Ken Ishiwata recommends Audirvana for streaming DSD audio data to the Marantz via USB. I found that Audirvana Plus v.1.5.4 will play DFF files correctly, “DSD 2.8224MHZ” appearing on the NA-11S1’s display. Similarly, when I played the DFF files with Pure Music 1.89, “64FS NATIVE DSD PLAYBACK” appeared in the program’s info window, and the Marantz display confirmed that it was receiving DSD data at 2.8224MHz.

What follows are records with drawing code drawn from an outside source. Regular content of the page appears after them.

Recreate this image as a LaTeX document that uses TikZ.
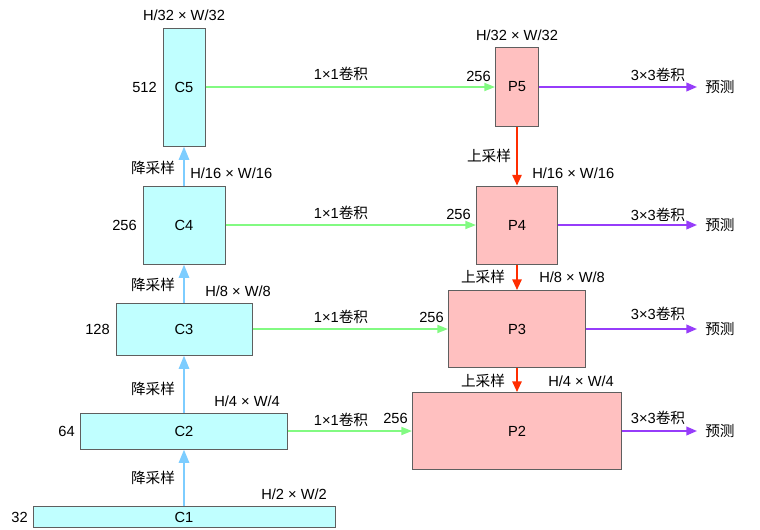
\documentclass[tikz,border=0pt]{standalone}
\usepackage{fontspec}
\setmainfont{Liberation Sans}
\newfontfamily\cjk{Noto Sans CJK SC}
\usepackage{xcolor}
\usetikzlibrary{arrows.meta}

\definecolor{cfill}{RGB}{192,255,255}
\definecolor{pfill}{RGB}{255,192,192}
\definecolor{boxgray}{RGB}{95,95,95}
\definecolor{downblue}{RGB}{125,205,255}
\definecolor{latgreen}{RGB}{130,250,130}
\definecolor{upred}{RGB}{255,45,0}
\definecolor{predpurple}{RGB}{150,60,250}

\begin{document}
\begin{tikzpicture}[x=0.75pt,y=0.75pt,yscale=-1,xscale=1,
  font=\fontsize{11}{13}\selectfont,
  cbox/.style 2 args={draw=boxgray,fill=cfill,line width=0.75pt,minimum width=#1*0.75pt,minimum height=#2*0.75pt,inner sep=0pt},
  pbox/.style 2 args={draw=boxgray,fill=pfill,line width=0.75pt,minimum width=#1*0.75pt,minimum height=#2*0.75pt,inner sep=0pt},
  txt/.style={inner sep=0.75pt},
  downarr/.style={draw=downblue,line width=2pt,-{Triangle[length=10pt,width=7.5pt,fill=downblue]}},
  latarr/.style={draw=latgreen,line width=1.3pt,-{Triangle[length=8pt,width=6pt,fill=latgreen]}},
  uparr/.style={draw=upred,line width=1.3pt,-{Triangle[length=8pt,width=7pt,fill=upred]}},
  predarr/.style={draw=predpurple,line width=1.3pt,-{Triangle[length=8pt,width=6.5pt,fill=predpurple]}}]
\useasboundingbox (0,0) rectangle (760,529);

%Shape: Rectangle [C column]
\node [cbox={42}{118}] (C5) at (184,87) {C5};
\node [cbox={82}{78}] (C4) at (184,225) {C4};
\node [cbox={136}{52}] (C3) at (184,329) {C3};
\node [cbox={207}{36}] (C2) at (184,431) {C2};
\node [cbox={302}{21}] (C1) at (184,517) {C1};
%Shape: Rectangle [P column]
\node [pbox={43}{79}] (P5) at (517,87) {P5};
\node [pbox={81}{78}] (P4) at (517,225) {P4};
\node [pbox={137}{77}] (P3) at (517,329) {P3};
\node [pbox={209}{77}] (P2) at (517,431) {P2};

% Text Node
\node [txt,anchor=east] (c5ch) at (158,87) {512};
\node [txt,anchor=east] (c4ch) at (138,225) {256};
\node [txt,anchor=east] (c3ch) at (111,329) {128};
\node [txt,anchor=east] (c2ch) at (76,431) {64};
\node [txt,anchor=east] (c1ch) at (29,517) {32};
% Text Node
\node [txt] (c5size) at (184,15) {H/32 × W/32};
\node [txt,anchor=west] (c4size) at (189,173) {H/16 × W/16};
\node [txt,anchor=west] (c3size) at (204,291) {H/8 × W/8};
\node [txt,anchor=west] (c2size) at (213,401) {H/4 × W/4};
\node [txt,anchor=west] (c1size) at (260,494) {H/2 × W/2};
% Text Node
\node [txt] (down5) at (153,168) {\cjk 降采样};
\node [txt] (down4) at (153,285) {\cjk 降采样};
\node [txt] (down3) at (153,389) {\cjk 降采样};
\node [txt] (down2) at (153,478) {\cjk 降采样};
% Text Node
\node [txt] (p5size) at (517,35) {H/32 × W/32};
\node [txt,anchor=west] (p4size) at (531,173) {H/16 × W/16};
\node [txt,anchor=west] (p3size) at (538,277) {H/8 × W/8};
\node [txt,anchor=west] (p2size) at (547,381) {H/4 × W/4};
\node [txt] (up4) at (489,156) {\cjk 上采样};
\node [txt] (up3) at (483,277) {\cjk 上采样};
\node [txt] (up2) at (483,381) {\cjk 上采样};
% Text Node
\node [txt,anchor=east] (p5ch) at (492,76) {256};
\node [txt,anchor=east] (p4ch) at (472,214) {256};
\node [txt,anchor=east] (p3ch) at (445,317) {256};
\node [txt,anchor=east] (p2ch) at (409,418) {256};
% Text Node
\node [txt] (lat5) at (341,74) {1×1{\cjk 卷积}};
\node [txt] (lat4) at (341,213) {1×1{\cjk 卷积}};
\node [txt] (lat3) at (341,317) {1×1{\cjk 卷积}};
\node [txt] (lat2) at (341,420) {1×1{\cjk 卷积}};
% Text Node
\node [txt] (conv5) at (658,75) {3×3{\cjk 卷积}};
\node [txt] (conv4) at (658,215) {3×3{\cjk 卷积}};
\node [txt] (conv3) at (658,314) {3×3{\cjk 卷积}};
\node [txt] (conv2) at (658,418) {3×3{\cjk 卷积}};
\node [anchor=west,inner ysep=0.75pt,inner xsep=6pt] (pred5) at (697,87) {\cjk 预测};
\node [anchor=west,inner ysep=0.75pt,inner xsep=6pt] (pred4) at (697,225) {\cjk 预测};
\node [anchor=west,inner ysep=0.75pt,inner xsep=6pt] (pred3) at (697,329) {\cjk 预测};
\node [anchor=west,inner ysep=0.75pt,inner xsep=6pt] (pred2) at (697,431) {\cjk 预测};

%Straight Lines [bottom-up]
\draw [downarr] (C1) -- (C2);
\draw [downarr] (C2) -- (C3);
\draw [downarr] (C3) -- (C4);
\draw [downarr] (C4) -- (C5);
%Straight Lines [lateral]
\draw [latarr] (C5) -- (P5);
\draw [latarr] (C4) -- (P4);
\draw [latarr] (C3) -- (P3);
\draw [latarr] (C2) -- (P2);
%Straight Lines [top-down]
\draw [uparr] (P5) -- (P4);
\draw [uparr] (P4) -- (P3);
\draw [uparr] (P3) -- (P2);
%Straight Lines [prediction]
\draw [predarr] (P5) -- (pred5);
\draw [predarr] (P4) -- (pred4);
\draw [predarr] (P3) -- (pred3);
\draw [predarr] (P2) -- (pred2);

\end{tikzpicture}
\end{document}
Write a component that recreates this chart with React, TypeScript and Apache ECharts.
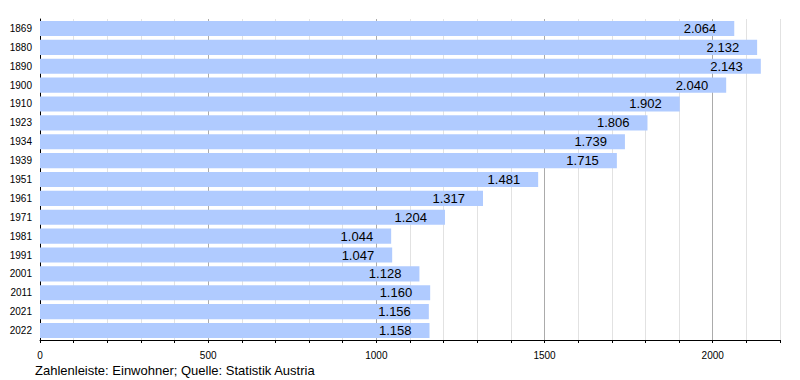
import React, { useEffect, useRef } from "react";
import * as echarts from "echarts";

const years = ["1869", "1880", "1890", "1900", "1910", "1923", "1934", "1939", "1951", "1961", "1971", "1981", "1991", "2001", "2011", "2021", "2022"];
const population = [2064, 2132, 2143, 2040, 1902, 1806, 1739, 1715, 1481, 1317, 1204, 1044, 1047, 1128, 1160, 1156, 1158];
const footnote = "Zahlenleiste: Einwohner; Quelle: Statistik Austria";

const FONT = "'Liberation Sans', Arial, sans-serif";

export default function App() {
  const ref = useRef<HTMLDivElement>(null);
  useEffect(() => {
    if (!ref.current) return;
    const chart = echarts.init(ref.current, null, { renderer: "svg" });
    const gridColors: string[] = [];
    for (let i = 0; i <= 22; i++) gridColors.push(i % 5 === 0 ? "#ababab" : "#e2e2e2");
    chart.setOption({
      animation: false,
      backgroundColor: "#ffffff",
      textStyle: { fontFamily: FONT },
      grid: { left: 40, right: 20, top: 19, bottom: 40, containLabel: false },
      xAxis: {
        type: "value",
        min: 0,
        max: 2200,
        interval: 100,
        axisLine: { show: true, lineStyle: { color: "#000", width: 1 } },
        axisTick: { show: true, length: 3, lineStyle: { color: "#000" } },
        axisLabel: {
          interval: 0,
          color: "#000",
          fontSize: 10,
          fontFamily: FONT,
          margin: 10,
          formatter: (v: number) => (v % 500 === 0 ? String(v) : ""),
        },
        splitLine: { show: true, lineStyle: { color: gridColors, width: 1 } },
      },
      yAxis: {
        type: "category",
        data: years,
        inverse: true,
        axisLine: { show: true, lineStyle: { color: "#000", width: 1 } },
        axisTick: { show: false },
        axisLabel: { color: "#000", fontSize: 10, fontFamily: FONT, margin: 8 },
        splitLine: { show: false },
      },
      series: [
        {
          type: "bar",
          data: population,
          barCategoryGap: "20%",
          itemStyle: { color: "#b0cbff" },
          label: {
            show: true,
            position: "insideRight",
            distance: 18,
            color: "#000",
            fontSize: 13,
            fontFamily: FONT,
            formatter: (p: any) => {
              const v = String(p.value);
              return v.length > 3 ? v.slice(0, v.length - 3) + "." + v.slice(v.length - 3) : v;
            },
          },
        },
      ],
      graphic: [
        {
          type: "text",
          left: 35,
          top: 364,
          style: { text: footnote, fill: "#000", fontSize: 13, fontFamily: FONT },
        },
      ],
    });
    return () => chart.dispose();
  }, []);
  return <div ref={ref} style={{ position: "absolute", left: 0, top: 0, width: 800, height: 380 }} />;
}
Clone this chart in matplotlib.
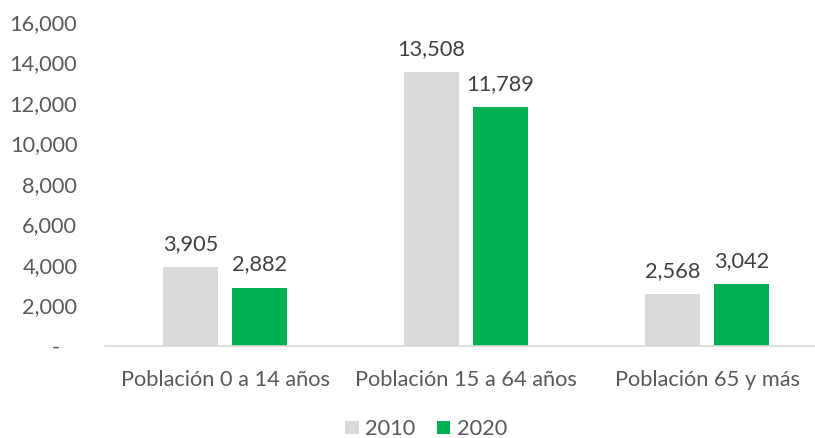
import matplotlib
matplotlib.use('Agg')
import matplotlib.pyplot as plt
import numpy as np

plt.rcParams['font.family'] = ['Lato', 'DejaVu Sans']

categorias = ['Población 0 a 14 años', 'Población 15 a 64 años', 'Población 65 y más']
anios = ['2010', '2020']
valores_2010 = [3905, 13508, 2568]
valores_2020 = [2882, 11789, 3042]
colores = ['#D9D9D9', '#00B050']

fig = plt.figure(figsize=(8.15, 4.38), dpi=100)
ax = fig.add_axes([105 / 815, 92 / 438, 710 / 815, 324 / 438])

x = np.arange(len(categorias))
ancho = 0.228
desp = 0.143
texto = '#595959'
fs = 15.7

for serie, off, col, lab in [(valores_2010, -desp, colores[0], anios[0]),
                             (valores_2020, desp, colores[1], anios[1])]:
    barras = ax.bar(x + off, serie, ancho, color=col, label=lab)
    for b, v in zip(barras, serie):
        ax.text(b.get_x() + b.get_width() / 2, v + 650, f'{v:,}',
                ha='center', va='bottom', fontsize=fs, color='#404040')

ax.set_xlim(-0.498, 2.448)
ax.set_ylim(0, 16000)
ax.set_yticks(np.arange(0, 16001, 2000))
ax.set_yticklabels(['-   '] + [f'{v:,}' for v in range(2000, 16001, 2000)])
ax.set_xticks(x)
ax.set_xticklabels(categorias)
ax.tick_params(axis='both', length=0, labelsize=fs, colors=texto)
ax.tick_params(axis='y', pad=20)
ax.tick_params(axis='x', pad=17)

for s in ['top', 'right', 'left']:
    ax.spines[s].set_visible(False)
ax.spines['bottom'].set_color('#D9D9D9')
ax.spines['bottom'].set_linewidth(1.2)

fig.legend(loc='center', bbox_to_anchor=(0.523, 0.02), ncol=2, frameon=False,
           fontsize=fs, handlelength=0.6, handleheight=0.6, columnspacing=1.0,
           handletextpad=0.3, labelcolor=texto)

fig.savefig('out.png', dpi=100)
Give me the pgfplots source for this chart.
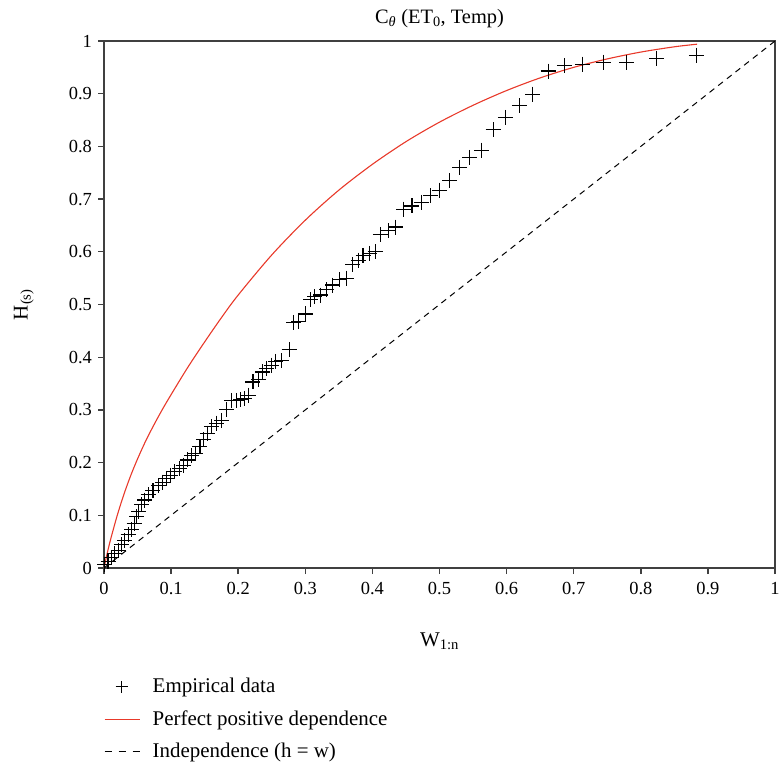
\documentclass[border=0pt]{standalone}
\usepackage{fontspec}
\setmainfont{Liberation Serif}
\usepackage{pgfplots}
\pgfplotsset{compat=1.18}
\definecolor{axgray}{HTML}{404040}
\definecolor{myred}{HTML}{E8392A}
\begin{document}
\fontsize{18}{22}\selectfont
\begin{tikzpicture}
\begin{axis}[
  anchor=origin, at={(0,0)},
  width=671bp, height=527bp, scale only axis,
  xmin=0, xmax=1, ymin=0, ymax=1,
  axis line style={axgray, line width=1.4bp},
  every tick/.style={axgray, line width=1.4bp},
  tick align=outside, major tick length=6bp,
  xtick pos=bottom, ytick pos=left,
  xtick={0,0.1,...,1}, ytick={0,0.1,...,1},
  xticklabels={0,0.1,0.2,0.3,0.4,0.5,0.6,0.7,0.8,0.9,1},
  yticklabels={0,0.1,0.2,0.3,0.4,0.5,0.6,0.7,0.8,0.9,1},
  ticklabel style={font=\fontsize{18.5}{22}\selectfont},
  xticklabel style={yshift=-2bp},
  title={C\textsubscript{\itshape θ} (ET\textsubscript{0}, Temp)},
  title style={font=\fontsize{20.5}{24}\selectfont, at={(0.5,1)}, anchor=south, yshift=1bp},
  xlabel={W\textsubscript{1:n}},
  xlabel style={font=\fontsize{21}{24}\selectfont, at={(0.5,0)}, anchor=north, yshift=-59bp},
  ylabel={H\textsubscript{(s)}},
  ylabel style={font=\fontsize{21}{24}\selectfont, at={(0,0.5)}, anchor=south, yshift=64bp},
  legend style={draw=none, fill=none, at={(0.0,-0.205)}, anchor=north west,
    font=\fontsize{21}{24}\selectfont, row sep=11bp, legend cell align=left,
    inner sep=0pt},
]
\addplot[only marks, mark=+, mark size=7.5bp, line width=1.1bp, black,
  legend image code/.code={\draw[mark=+, mark size=6bp, line width=1bp, black] plot coordinates {(17bp,0bp)}; \path[draw=none] (0bp,0bp) -- (46bp,0bp);}]
coordinates {
(0.001,0.006)(0.006,0.012)(0.011,0.020)(0.016,0.027)(0.021,0.034)(0.026,0.044)
(0.031,0.053)(0.036,0.063)(0.041,0.073)(0.045,0.085)(0.049,0.097)(0.052,0.107)
(0.056,0.120)(0.061,0.129)(0.066,0.139)(0.073,0.147)(0.081,0.156)(0.087,0.163)
(0.093,0.170)(0.099,0.176)(0.105,0.183)(0.112,0.189)(0.118,0.195)(0.124,0.205)
(0.131,0.213)(0.136,0.218)(0.143,0.230)(0.148,0.244)(0.154,0.256)(0.160,0.268)
(0.168,0.275)(0.175,0.280)(0.183,0.301)(0.190,0.318)(0.198,0.318)(0.204,0.320)
(0.210,0.322)(0.216,0.328)(0.222,0.353)(0.230,0.358)(0.236,0.372)(0.242,0.379)
(0.250,0.385)(0.256,0.392)(0.265,0.393)(0.276,0.414)(0.283,0.466)(0.290,0.468)
(0.300,0.482)(0.308,0.509)(0.314,0.515)(0.323,0.518)(0.332,0.528)(0.341,0.537)
(0.351,0.547)(0.362,0.550)(0.371,0.576)(0.379,0.584)(0.386,0.593)(0.396,0.597)
(0.404,0.600)(0.412,0.633)(0.424,0.640)(0.435,0.647)(0.447,0.681)(0.459,0.687)
(0.473,0.694)(0.487,0.706)(0.500,0.717)(0.515,0.735)(0.530,0.760)(0.545,0.779)
(0.563,0.793)(0.580,0.832)(0.598,0.855)(0.619,0.877)(0.639,0.899)(0.662,0.943)
(0.686,0.953)(0.713,0.956)(0.744,0.960)(0.779,0.960)(0.824,0.967)(0.883,0.973)
};
\addlegendentry{Empirical data}
\addplot[myred, line width=1.1bp, smooth,
  legend image code/.code={\draw[myred, line width=1.1bp] (0bp,0bp) -- (35bp,0bp); \path[draw=none] (0bp,0bp) -- (46bp,0bp);}]
coordinates {
(0,0)(0.005,0.029)(0.01,0.055)(0.02,0.101)(0.03,0.141)(0.04,0.176)(0.05,0.207)
(0.0625,0.242)(0.075,0.273)(0.0875,0.302)(0.1,0.329)(0.125,0.381)(0.15,0.429)
(0.175,0.475)(0.2,0.518)(0.25,0.594)(0.3,0.660)(0.35,0.717)(0.4,0.766)
(0.45,0.809)(0.5,0.846)(0.55,0.878)(0.6,0.906)(0.65,0.930)(0.7,0.950)
(0.75,0.966)(0.8,0.979)(0.85,0.989)(0.884,0.994)
};
\addlegendentry{Perfect positive dependence}
\addplot[black, line width=1bp, dash pattern=on 6bp off 5bp,
  legend image code/.code={\draw[black, line width=1bp, dash pattern=on 7bp off 7bp] (0bp,0bp) -- (35bp,0bp); \path[draw=none] (0bp,0bp) -- (46bp,0bp);}]
coordinates {(0,0)(1,1)};
\addlegendentry{Independence (h = w)}
\end{axis}
\pgfresetboundingbox
\path[use as bounding box] (-104bp,-199bp) rectangle (680bp,568bp);
\end{tikzpicture}
\end{document}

While I’ve been skeptical about the 1-bit sigma-delta encoding format used by DSD, the sound of these files streamed to the Marantz was among the best I have experienced in my system. As I finish writing this review, I’m listening to the final movement of Ivan Fischer and the Budapest Festival Orchestra’s recording of Mahler’s Symphony 1 (SACD/CD, Channel Classics CCS SA 33112), which Kal Rubinson enthused about in his July 2013 “Music in the Round” column. The NA-11S1 is set to Filter 1 and the soundstage is spacious. More important, there’s a silky smoothness to the sound of the strings very reminiscent of the real thing in that it is not accompanied by mellowness. It’s difficult to resist the sheer beauty of the orchestral sound in DSD, to keep myself from abandoning the laptop to pay the appropriate attention to Mahler’s marvelous scoring.

Summing Up
“I think you will have a lot of fun playing with the NA-11S!” I did. The Marantz Reference NA-11S1’s multiplicity of source options was a joy that almost outweighed its incompatibility with AIFF and 192kHz ALAC files. Even without considering its capabilities as a media player, this is a first-rate D/A converter that offers sound quality competitive with the best at a relatively affordable price.

But it is the Reference NA-11S1’s ability to play DSD files that makes it a clear recommendation.